Looking back, I think the Intel compiler folks were thinking about the problem wrong, and we graphics folks failed to bridge the gap to get them to see it how we did. (But boy did we try.) To them, this was an outer loop vectorization problem: you’re not vectorizing inner loops, you’re just vectorizing the outer-most loop of your program. While that is in a sense an accurate description of the problem, it always seemed to me a strange way to think of it. (It misses, for example, the notion of communication between multiple running program instances that can be expressed in some SPMD models.)

The flaw with this mindset became clear from one nit that one of their lead architects kept coming back to in these discussions: “what happens when the CUDA compiler fails to vectorize?” He was baffled about how this problem was handled in CUDA. One had the sense that he felt that if he could just understand that, then that would be the key to fixing Intel’s auto-vectorizer and making us go away.

Of course, CUDA does not vectorize at all, and so CUDA never fails to vectorize; the question made no sense. You write your program, and although it looks mostly serial, it can and will run in parallel on the GPU, because that’s the programming model and it maps nicely to the hardware. Done and done.

We really tried to explain, multiple times, but the explanations never stuck.
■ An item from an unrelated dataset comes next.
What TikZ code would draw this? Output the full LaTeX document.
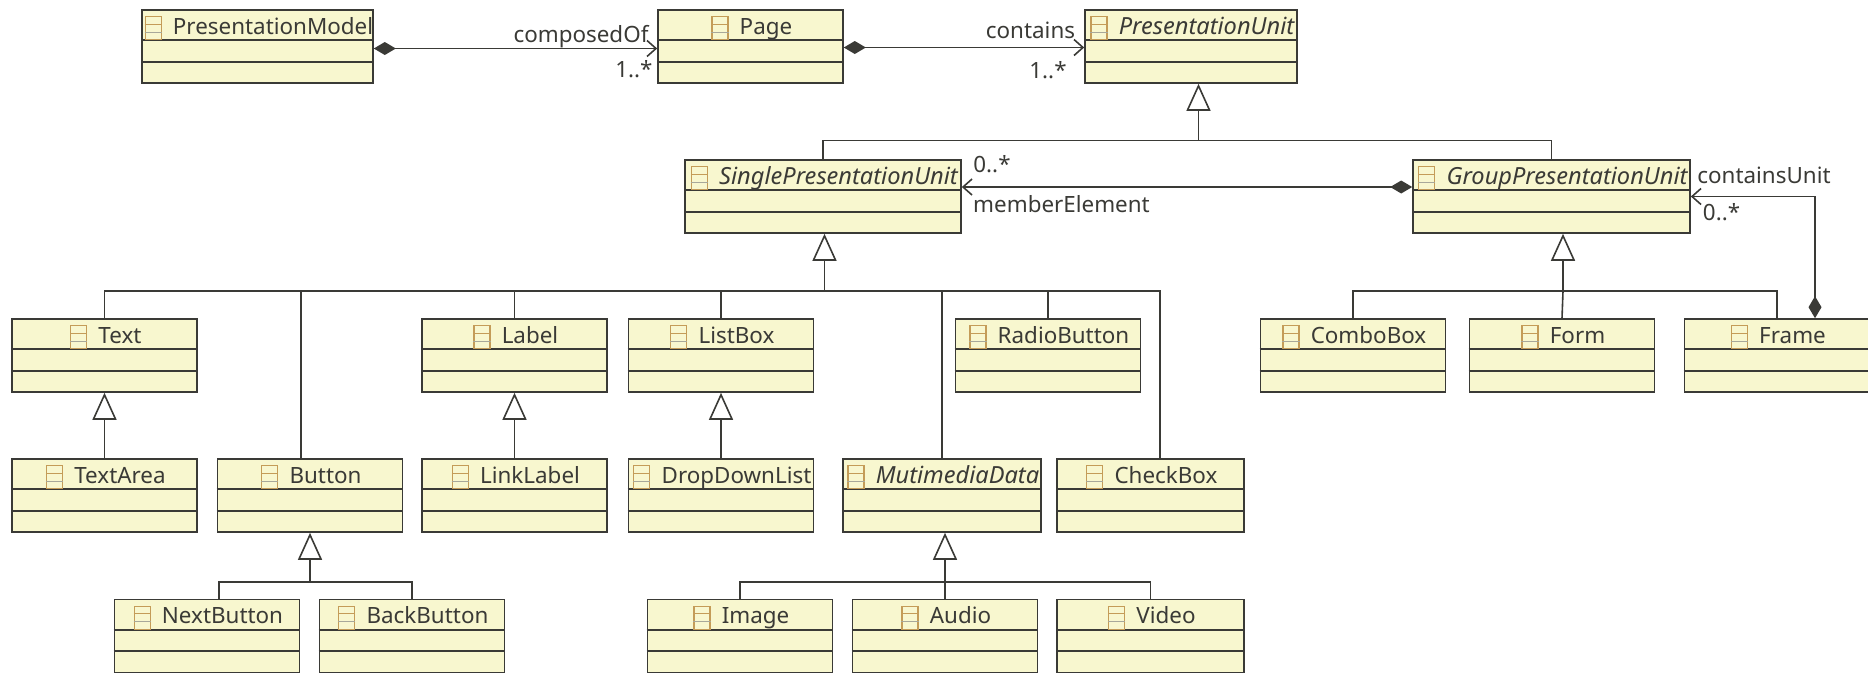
\documentclass[tikz,border=0pt]{standalone}
\usepackage{fontspec}
\setmainfont{Noto Sans}
\usetikzlibrary{arrows.meta,positioning}

\definecolor{classfill}{HTML}{F8F7CF}
\definecolor{classline}{HTML}{3A3A36}
\definecolor{iconline}{HTML}{C49C58}
\definecolor{icongrey}{HTML}{A8A89A}

\tikzset{
    umlbox/.style={draw=classline, fill=classfill, line width=1.6pt, inner sep=0pt, minimum height=73pt},
    umlline/.style={draw=classline, line width=1.6pt},
    classname/.style={inner sep=0pt, text height=17pt, text depth=5pt, text=classline, font=\fontsize{22.4}{23}\selectfont},
    slanted/.style={font=\fontsize{23.6}{24}\selectfont\itshape},
    classicon/.style={draw=iconline, line width=1.2pt, fill=classfill, inner sep=0pt, minimum width=16pt, minimum height=23pt},
    assoclabel/.style={inner sep=0pt, text=classline, font=\fontsize{22.4}{23}\selectfont},
    link/.style={draw=classline, line width=1.6pt},
    gen/.style={link, -{Triangle[open, fill=white, length=27pt, width=24pt]}},
    assoc/.style={link, {Diamond[length=22pt, width=13pt]}-{Straight Barb[length=9pt, width=16pt]}},
}

% name, centre x, centre y, width, text
\newcommand{\umlclass}[6][]{
    \node[umlbox, minimum width=#5pt] (#2) at (#3,#4) {};
    \draw[umlline] ([yshift=-31pt]#2.north west) -- ([yshift=-31pt]#2.north east);
    \draw[umlline] ([yshift=-52.5pt]#2.north west) -- ([yshift=-52.5pt]#2.north east);
    \node[classname, #1] (#2Name) at ([xshift=15.5pt, yshift=-19pt]#2.north) {#6};
    \node[classicon, left=11pt of #2Name.west] (#2Icon) {};
    \draw[iconline, line width=1pt] ([yshift=4pt]#2Icon.west) -- ([yshift=4pt]#2Icon.east);
    \draw[icongrey, line width=1pt] ([yshift=-4pt]#2Icon.west) -- ([yshift=-4pt]#2Icon.east);
}

\begin{document}
\begin{tikzpicture}[x=1pt, y=-1pt]
    \useasboundingbox (0,0) rectangle (1868,673);

    % top row
    \umlclass{PresModel}{257.5}{46.5}{231}{PresentationModel}
    \umlclass{Page}{750.5}{46.5}{185}{Page}
    \umlclass[slanted]{PresUnit}{1191}{46.5}{212}{PresentationUnit}

    \umlclass[slanted]{SingleUnit}{823}{196.5}{276}{SinglePresentationUnit}
    \umlclass[slanted]{GroupUnit}{1551.5}{196.5}{277}{GroupPresentationUnit}

    \umlclass{Text}{104.5}{355.5}{185}{Text}
    \umlclass{Label}{514.5}{355.5}{185}{Label}
    \umlclass{ListBox}{721}{355.5}{185}{ListBox}
    \umlclass{RadioButton}{1048}{355.5}{185}{RadioButton}
    \umlclass{ComboBox}{1353}{355.5}{185}{ComboBox}
    \umlclass{Form}{1562}{355.5}{185}{Form}
    \umlclass{Frame}{1777}{355.5}{185}{Frame}

    \umlclass{TextArea}{104.5}{495.5}{185}{TextArea}
    \umlclass{Button}{310}{495.5}{185}{Button}
    \umlclass{LinkLabel}{514.5}{495.5}{185}{LinkLabel}
    \umlclass{DropDownList}{721}{495.5}{185}{DropDownList}
    \umlclass[slanted]{MediaData}{942}{495.5}{198}{MutimediaData}
    \umlclass{CheckBox}{1150.5}{495.5}{187}{CheckBox}

    \umlclass{NextButton}{207}{636}{185}{NextButton}
    \umlclass{BackButton}{412}{636}{185}{BackButton}
    \umlclass{Image}{740}{636}{185}{Image}
    \umlclass{Audio}{945}{636}{185}{Audio}
    \umlclass{Video}{1150.5}{636}{187}{Video}

    % buses
    \coordinate (unitBus) at (1198.5,140.5);
    \coordinate (singleBus) at (824.5,291);
    \coordinate (groupBus) at (1563,291);
    \coordinate (buttonBus) at (310,582);
    \coordinate (mediaBus) at (945,582);

    % associations
    \draw[assoc] ([yshift=-2pt]PresModel.east) -- ([yshift=-2pt]Page.west);
    \draw[assoc] ([yshift=-1pt]Page.east) -- ([yshift=-1pt]PresUnit.west);
    \draw[assoc] ([yshift=9.5pt]GroupUnit.west) -- ([yshift=9.5pt]SingleUnit.east);
    \draw[assoc] ([xshift=38pt]Frame.north) |- (GroupUnit.east);

    % generalisations
    \draw[gen] (unitBus) -- (unitBus |- PresUnit.south);
    \draw[link] (SingleUnit.north) |- (unitBus) -| (GroupUnit.north);

    \draw[gen] (singleBus) -- (singleBus |- SingleUnit.south);
    \draw[link] (Text.north) |- (singleBus) -| ([xshift=9.5pt]CheckBox.north);
    \draw[link] (singleBus -| Button.north) ++(-9pt,0) -- ([xshift=-9pt]Button.north);
    \draw[link] (singleBus -| Label.north) -- (Label.north);
    \draw[link] (singleBus -| ListBox.north) -- (ListBox.north);
    \draw[link] (singleBus -| MediaData.north) -- (MediaData.north);
    \draw[link] (singleBus -| RadioButton.north) -- (RadioButton.north);

    \draw[gen] (Text.north |- TextArea.north) -- (Text.south);
    \draw[gen] (Label.north |- LinkLabel.north) -- (Label.south);
    \draw[gen] (ListBox.north |- DropDownList.north) -- (ListBox.south);

    \draw[gen] (buttonBus) -- (Button.south);
    \draw[link] ([xshift=12pt]NextButton.north) |- (buttonBus) -| (BackButton.north);

    \draw[gen] (mediaBus) -- (mediaBus |- MediaData.south);
    \draw[link] (Image.north) |- (mediaBus) -| (Video.north);
    \draw[link] (mediaBus) -- (Audio.north);

    \draw[gen] (groupBus) -- (groupBus |- GroupUnit.south);
    \draw[link] (ComboBox.north) |- (groupBus) -| (Frame.north);
    \draw[link] (groupBus) -- (Form.north);

    % role names
    \node[assoclabel] (composedName) at (581,37) {composedOf};
    \node[assoclabel] (composedMult) at (634,69) {1..*};
    \node[assoclabel] (containsName) at (1030.5,30) {contains};
    \node[assoclabel] (containsMult) at (1048,70) {1..*};
    \node[assoclabel] (memberMult) at (992,164.5) {0..*};
    \node[assoclabel] (memberName) at (1061.5,204) {memberElement};
    \node[assoclabel] (unitName) at (1764,175) {containsUnit};
    \node[assoclabel] (unitMult) at (1721.5,212) {0..*};
\end{tikzpicture}
\end{document}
In a meeting soon afterward, this same person angrily told us, “I don’t tell Toyota how to design a car; I might request features, but then designing it is their job.” He and others grew tired of the graphics people trying to tell them how they might improve their vector programming model and that their current one was insufficient for the kinds of programs we wanted to write. We all grew tired of saying the same things over and over without making any headway; at that point, it seemed impossible to convince them to do something about it.